D’où son combat pour les réformes structurelles à même de libérer le potentiel économique nécessaire à l’amélioration du bien-être de la population. Ce potentiel va permettre à la monnaie nationale d’acquérir le statut de « monnaie des pays producteurs de ce qu’ils consomment et ensuite exportateurs ». Décryptage : le pays a besoin de « politiques économiques générales visant d’abord à atténuer les risques, à consolider la stabilité macroéconomique et à rehausser les objectifs de croissance à moyen terme, dès 2019 ». La BCC recommande au gouvernement qui sera mis en place une « politique fiscale volontariste ».
Les banques ont réalisé un profit de plus de 75 millions de dollars en 2018, contre plus ou moins 30 millions en 2017 et après une perte globale en 2016. Par ailleurs, les conditions d’exploitation se sont améliorées. Cependant, il faut encore des efforts pour que les banques maîtrisent les charges des structures. L’évolution du coefficient d’exploitation montre que les banques congolaises sont encore à 73 %, un niveau très au-dessus de la norme minimale de 60 %.
Mais les banques se plaignent des pénalités qui leur sont infligées par la Banque centrale. Au contraire, la « mère des banques » dit les défendre contre les pénalités venant d’ailleurs. « La Banque centrale s’est toujours montrée inflexible par rapport au non-respect de la réglementation, surtout la réglementation du change », explique le Gouv’ de la BCC. Qui ajoute : « Nous devons travailler en collaboration. Après tout, celui qui ne fraude pas, ne pourra pas être frappé des pénalités à payer ».
Solidité financière
Le bilan des banques est passé de 5,260 milliards de dollars en 2017 à 6,9 milliards en 2018. Plus de 1,5 milliard de croissance. Le dépôt a évolué de 3,620 milliards à 4,660 milliards, soit plus de 1 milliard de croissance. Le crédit est passé de 1,995 milliard de dollars à plus de 2,882 milliards, soit près de 900 millions de croissance.
Par ailleurs, les indicateurs de solidité financière ont conforté le système bancaire l’année dernière : le ratio de solvabilité globale a dépassé 13 % en 2018, alors que la norme est à 10 %. La solvabilité nette, elle, est à plus de 11 %, alors que le seuil est à 6 %. La couverture des immobilisations par les fonds propres réglementaires a dépassé les 100 %. La liquidité est au-delà de 150 % en moyenne.

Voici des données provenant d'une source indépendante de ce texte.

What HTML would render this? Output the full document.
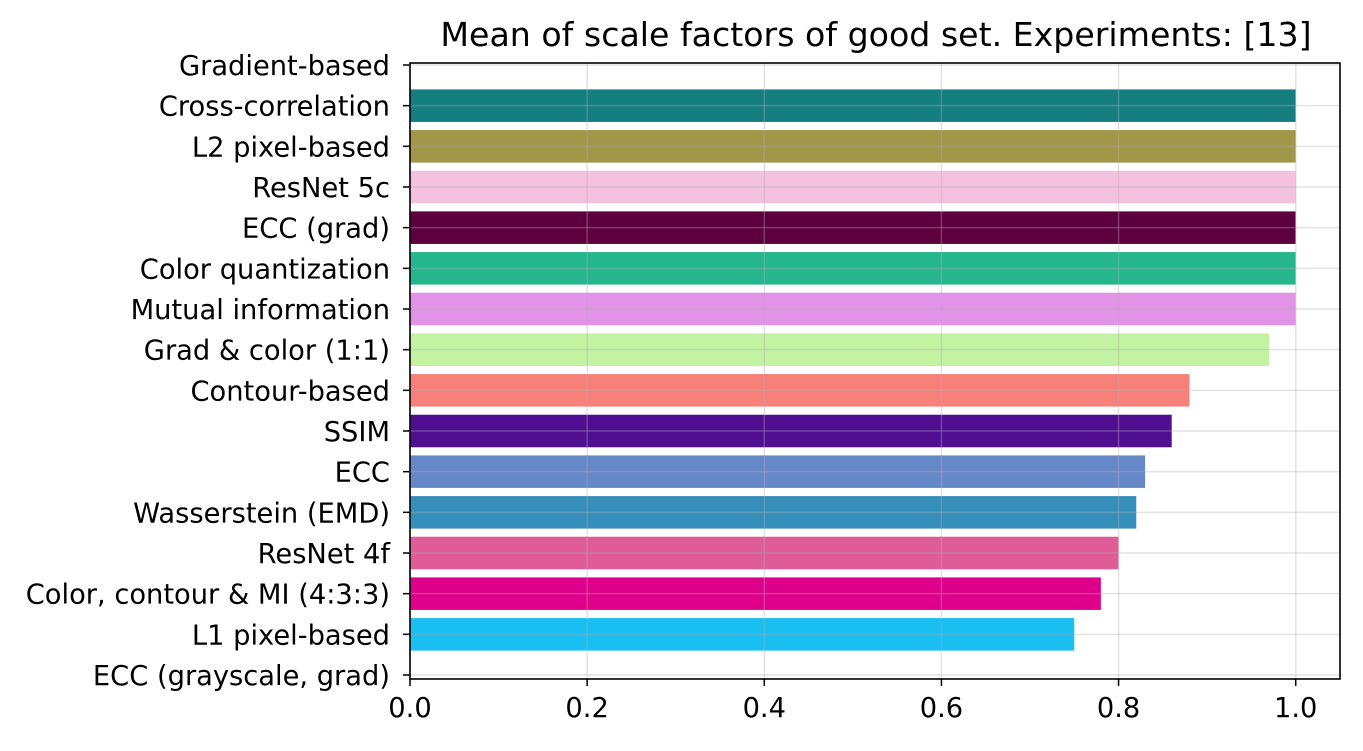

Le rendement des actifs s’est amélioré, tout comme celui des fonds propres. Globalement, c’est le retour de la profitabilité qui est un résultat encourageant, selon le Gouv’ de la BCC.

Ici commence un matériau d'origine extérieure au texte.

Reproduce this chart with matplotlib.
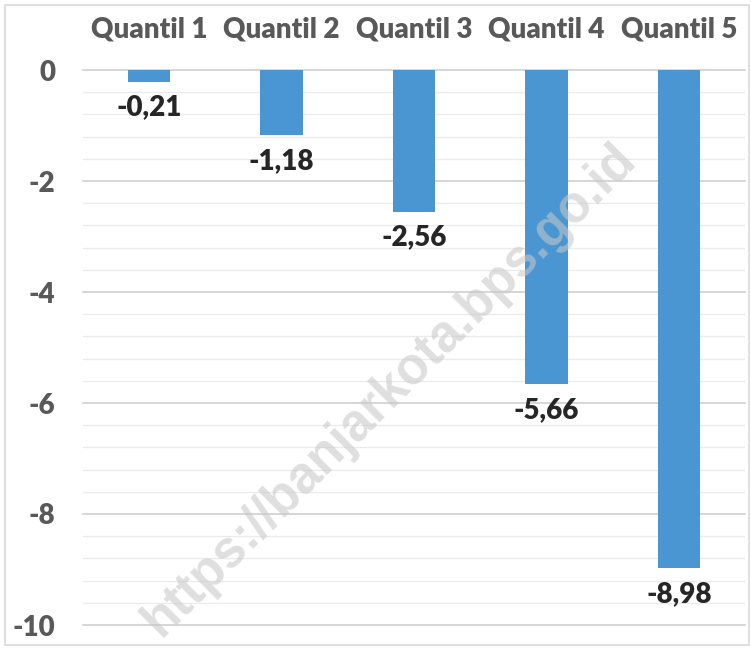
import matplotlib
matplotlib.use("Agg")
import matplotlib.pyplot as plt
from matplotlib.patches import Rectangle
import numpy as np

categories = ["Quantil 1", "Quantil 2", "Quantil 3", "Quantil 4", "Quantil 5"]
values = [-0.21, -1.18, -2.56, -5.66, -8.98]
value_labels = ["-0,21", "-1,18", "-2,56", "-5,66", "-8,98"]
yticks = [0, -2, -4, -6, -8, -10]
watermark = "https://banjarkota.bps.go.id"

FONT = "Lato"
fig = plt.figure(figsize=(7.51, 6.48), dpi=100)
fig.patches.append(Rectangle((0.007, 0.005), 0.99, 0.988, transform=fig.transFigure,
                             fill=False, edgecolor="#d9d9d9", linewidth=1.2))
ax = fig.add_axes([83/751, 1-625/648, (745-83)/751, (625-70)/648])
x = np.arange(len(categories))
ax.bar(x, values, width=0.32, color="#4a96d2", zorder=3)
ax.set_xlim(-0.5, len(categories)-0.5)
ax.set_ylim(-10, 0)
ax.set_yticks(yticks)
ax.set_yticklabels([str(t) for t in yticks], fontfamily=FONT, fontweight="heavy",
                   fontsize=20, color="#595959")
ax.set_yticks(np.arange(-10, 0.01, 0.4), minor=True)
ax.tick_params(axis="y", which="both", length=0, pad=20)
ax.xaxis.tick_top()
ax.set_xticks(x)
ax.set_xticklabels(categories, fontfamily=FONT, fontweight="heavy", fontsize=20, color="#595959")
ax.tick_params(axis="x", length=0, pad=20)
ax.grid(axis="y", which="major", color="#d0d0d0", linewidth=1.2, zorder=0, clip_on=False)
ax.grid(axis="y", which="minor", color="#ebebeb", linewidth=1.0, zorder=0)
for s in ax.spines.values():
    s.set_visible(False)
for xi, v, lab in zip(x, values, value_labels):
    ax.annotate(lab, (xi, v), xytext=(0, -9), textcoords="offset points",
                ha="center", va="top", fontfamily=FONT, fontweight="heavy",
                fontsize=20, color="#262626", zorder=4)
fig.text(390/751, 1-390/648, watermark, rotation=45, ha="center", va="center",
         fontfamily="Liberation Sans", fontweight="bold", fontsize=37,
         color="#c8c8c8", alpha=0.58, zorder=10)
fig.savefig("out.png", dpi=100)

Cependant, nuance-t-il, la qualité du portefeuille crédit des banques ne s’est pas beaucoup améliorée. Avec un taux de 17 %, les banques sont encore loin de la norme qui est de 30 %. En 2018, les banques ont provisionné pour près de 60 % en ce qui concerne les crédits litigieux. La BCC espère qu’avec la stabilité dans la durée, les crédits litigieux vont diminuer. C’est pourquoi, elle a institué un cadre de surveillance macro-prudentielle et un cadre opérationnel de gestion des prix. Elle a aussi adopté une approche de supervision basée sur les risques. Le cadre légal a été réaménagé à travers la promulgation de la loi sur la Banque centrale. Par exemple, avec cette loi, les avoirs des banques commerciales logés à la Banque centrale sont désormais insaisissables. Dans la foulée, la loi sur le système international de paiement a été actualisée.

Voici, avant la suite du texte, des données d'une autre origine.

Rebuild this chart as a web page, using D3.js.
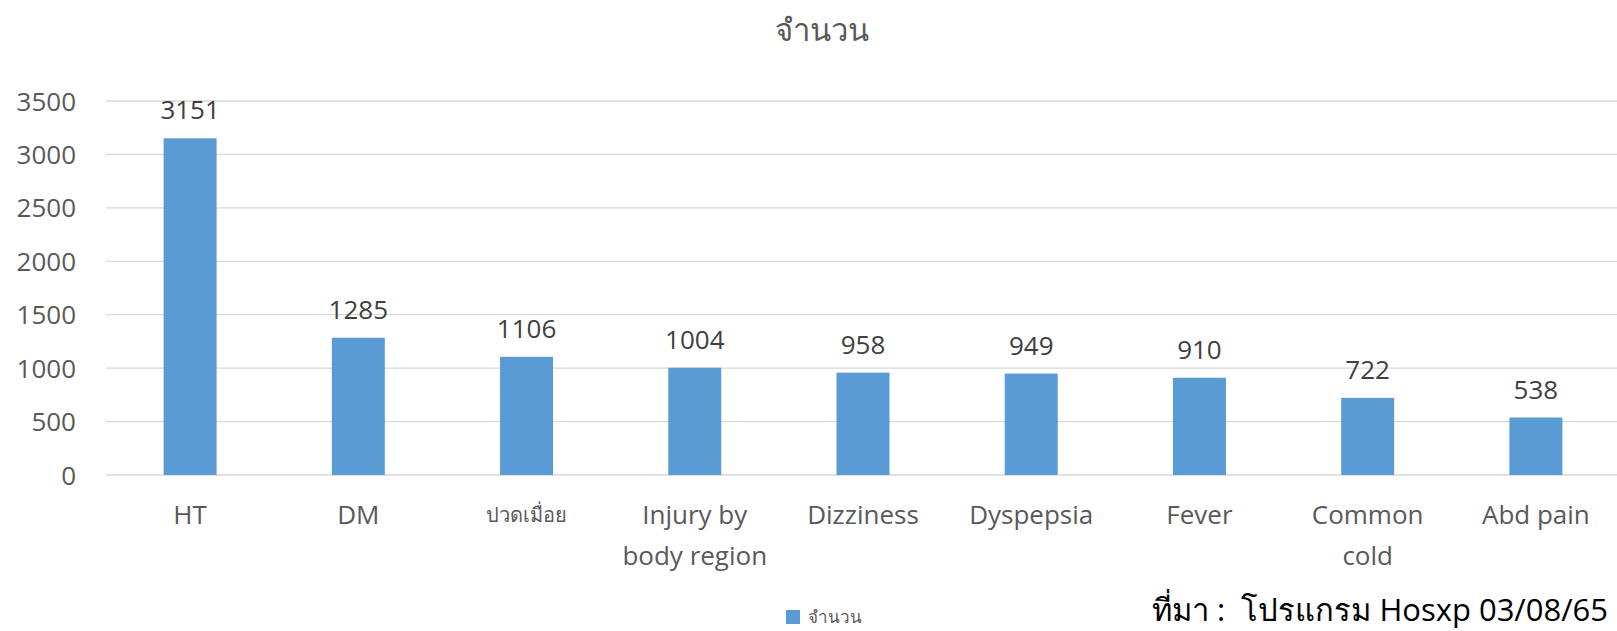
<!DOCTYPE html>
<html><head><meta charset="utf-8">
<script src="https://cdn.jsdelivr.net/npm/d3@7"></script>
<style>
html,body{margin:0;padding:0;background:#fff;overflow:hidden}
text{font-family:"Open Sans","Noto Sans","DejaVu Sans",sans-serif}
</style></head><body>
<svg id="c" width="1617" height="631"></svg>
<script>
const categories = ["HT","DM","ปวดเมื่อย","Injury by body region","Dizziness","Dyspepsia","Fever","Common cold","Abd pain"];
const values = [3151,1285,1106,1004,958,949,910,722,538];
const yTicks = [0,500,1000,1500,2000,2500,3000,3500];
const seriesName = "จำนวน";
const titleText = "จำนวน";
const sourceText = "ที่มา :\u00A0 โปรแกรม Hosxp 03/08/65";

(function(){
const svg = d3.select("#c");
const pL = 106, pR = 1620, pT = 101, pB = 475;
const x = d3.scaleBand().domain(categories).range([pL, pR]).paddingInner(0.685).paddingOuter(0.3425);
const y = d3.scaleLinear().domain([0,3500]).range([pB, pT]);

svg.append("g").selectAll("line").data(yTicks).join("line")
  .attr("x1", pL).attr("x2", 1617)
  .attr("y1", d=>y(d)).attr("y2", d=>y(d))
  .attr("stroke", "#d9d9d9").attr("stroke-width", 1.3);

const yAxis = d3.axisLeft(y).tickValues(yTicks).tickSize(0).tickPadding(0).tickFormat(d3.format("d"));
const yg = svg.append("g").attr("transform", `translate(76,0)`).call(yAxis);
yg.select(".domain").remove();
yg.selectAll("text").attr("font-size", 26).attr("fill", "#595959").attr("font-family","Open Sans").attr("dy","0.35em");

svg.append("g").selectAll("rect").data(values).join("rect")
  .attr("x", (d,i)=>x(categories[i])).attr("width", x.bandwidth())
  .attr("y", d=>y(d)).attr("height", d=>pB - y(d))
  .attr("fill", "#5b9bd5");

svg.append("g").selectAll("text").data(values).join("text")
  .attr("x", (d,i)=>x(categories[i]) + x.bandwidth()/2)
  .attr("y", d=>y(d) - 19)
  .attr("text-anchor","middle").attr("font-size", 26).attr("fill","#404040")
  .text(d=>d);

const xLines = {"Injury by body region":["Injury by","body region"],"Common cold":["Common","cold"]};
const xg = svg.append("g");
categories.forEach(c=>{
  const lines = xLines[c] || [c];
  const isThai = /[\u0E00-\u0E7F]/.test(c);
  const t = xg.append("text")
    .attr("x", x(c) + x.bandwidth()/2).attr("y", 515)
    .attr("text-anchor","middle").attr("fill","#595959")
    .attr("font-size", isThai ? 20 : 26);
  lines.forEach((l,i)=>t.append("tspan").attr("x", x(c)+x.bandwidth()/2).attr("dy", i===0 ? "0.35em" : 41).text(l));
});

svg.append("text").attr("x", 822).attr("y", 41).attr("text-anchor","middle")
  .attr("font-size", 31).attr("font-weight", 300).attr("fill","#595959").text(titleText);

svg.append("rect").attr("x", 786).attr("y", 610).attr("width", 14).attr("height", 14).attr("fill","#5b9bd5");
svg.append("text").attr("x", 808).attr("y", 623).attr("font-size", 17).attr("fill","#595959").text(seriesName);

svg.append("text").attr("x", 1608).attr("y", 621).attr("text-anchor","end").attr("font-size", 31).attr("fill","#000")
  .text(sourceText);
})();
</script>
</body></html>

Évidemment, tous ces résultats jugés positifs sont à mettre en perspective. En effet, sur le plan mondial, on observe, malheureusement, un fléchissement de l’activité économique. Des analystes prévoient une croissance de 3,5 % venant de 3,7 %. D’autres tablent sur un taux de 3 %, compte tenu de la multiplicité des facteurs de risques baissiers. La Chine a enregistré le taux le plus bas depuis trente ans, soit 6,6 % en 2018. Il pourrait descendre à 6,2 %. Et c’est déjà un facteur de risque important, étant donné que la Chine est un gros demandeur de produits miniers. Et quand la demande baisse, il faut s’en inquiéter sur le plan international.
Le taux de croissance va également chuter dans les pays avancés, pour se situer à 2 % venant de 2,3 %. Dans les pays émergents, on prévoit une croissance de 4,5 % et en Afrique, ambitieuse, une croissance de 3,5 %. Quant à la RDC, on prévoit une croissance de 5,6 % venant de 4,1 %. Cependant, il ne faut pas perdre de vue que si les facteurs de risques baissiers venaient à s’intensifier, ces prévisions devraient être revues à la baisse. Par conséquent, pour s’en prémunir, la BCC travaille à la consolidation de la stabilité financière en renforçant son dispositif de contrôle et en adaptant les exigences locales prudentielles, quantitatives et qualitatives, aux accords de Bâle. Surtout en matière de fonds propres, de gouvernance et de contrôle interne.